Obwohl sich George Grosz zeitlebens mit der Erotik beschäftigte, brachte der Aufenthalt in New York eine besondere Qualität für seine erotischen Werke. In der amerikanischen Gesellschaft stießen sie in den 1940er-50er Jahren jedoch auf Ablehnung, sie schockierten die Amerikaner.

Mit schwarzer Tuschfarbe oder Aquarell malte Grosz z. B. Frauen mit überdimensioniertem Penis, als Zwitter, sowie Rückenakte mit Blick auf Po und triefender Scheide oder Frauen mit dem Maler „vereinigt“.
Seine Arbeiten sind nicht als pornografisch einzuordnen, meint der Galerist, Experte, Sammler und Zeichner Florian Karsch von der bekannten Galerie Nierendorf in Berlin.
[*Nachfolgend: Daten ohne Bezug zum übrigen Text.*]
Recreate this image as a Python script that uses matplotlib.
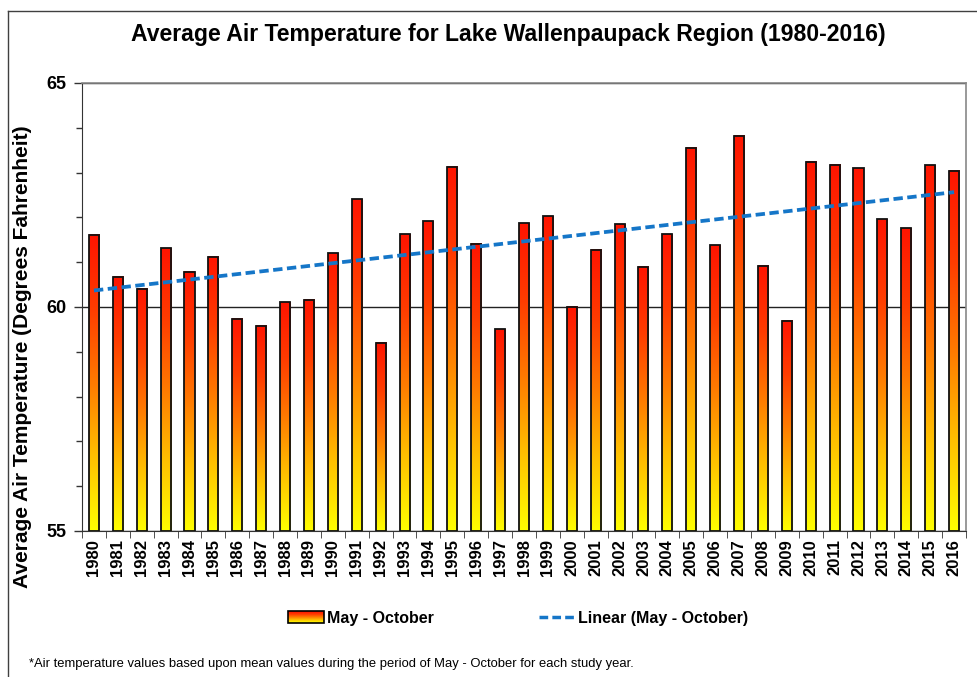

Es sind intime Bekenntnisse des Künstlers, im Grunde sogar Treuezeugnisse, denn die abgebildeten Frauen tragen Züge seiner Ehefrau und deren Schwester.
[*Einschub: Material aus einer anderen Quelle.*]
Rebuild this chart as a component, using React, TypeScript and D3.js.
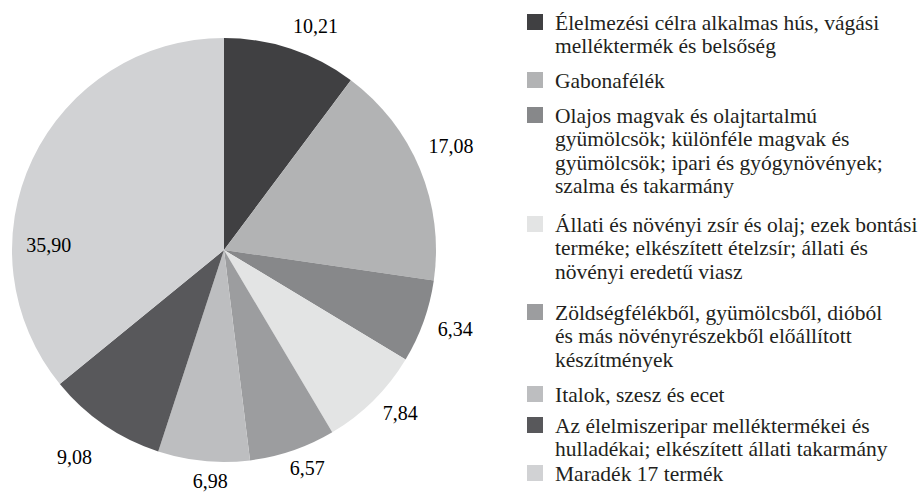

“Eines der verschwunden Werke: George Grosz, Kauernder Rückenakt nach links und sitzender Maler, Öl und Mischtechnik auf festem Aquarellbütten, 355 x 507 mm, um 1940, Sammlung Karsch-Nierendorf”
George Grosz, Kauernder Rückenakt nach links und sitzender Maler, Öl und Mischtechnik auf festem Aquarellbütten, 355 x 507 mm, um 1940, Sammlung Karsch-Nierendorf

„Grosz thematisiert in diesem späten erotischen Werk Traumata. Das Thema „Kastrationsangst“ führt zu zweigeschlechtlichen Frauendarstellungen. Er arbeitet mit der in der Psychologie gängigen Ambivalenz einer „Lust-Angst“ oder einer „Hass-Liebe“ und vergrößert sie bis ins maximale Bildvolumen, um sodann den „Schock des Betrachters“ durch die Bildung eines Fetischs abzumildern“, schreibt der Kurator Joachim Leipski im Katalog der damaligen Ausstellung „George Grosz und die Erotik“ auf der Expressionale 2008. Joachim Leipski alias Joachim Train verschwand spurlos nach der Expressionale.

Er hinterließ einen Schuldenberg von 400 000 €; hinzu kommt, dass vier Aquarelle der erotischen Werke George Grosz aus der Sammlung Florian Karsch verschwanden, die angeblich über die damalige ausführende Firma der Expressionale einem Spanier verkauft wurden. Einem fiktivem Spanier, wie sich herausstellen sollte. In welchen Händen sich nun, ein Jahr später die vier erotischen Blätter befinden und wo der Kurator untergetaucht ist, ist jetzt ein Fall des LKA Berlins.

Ein am 18.08.2009 in der Berliner Zeitung erschienener Artikel berichtet ausführlich über diesen Kriminalfall.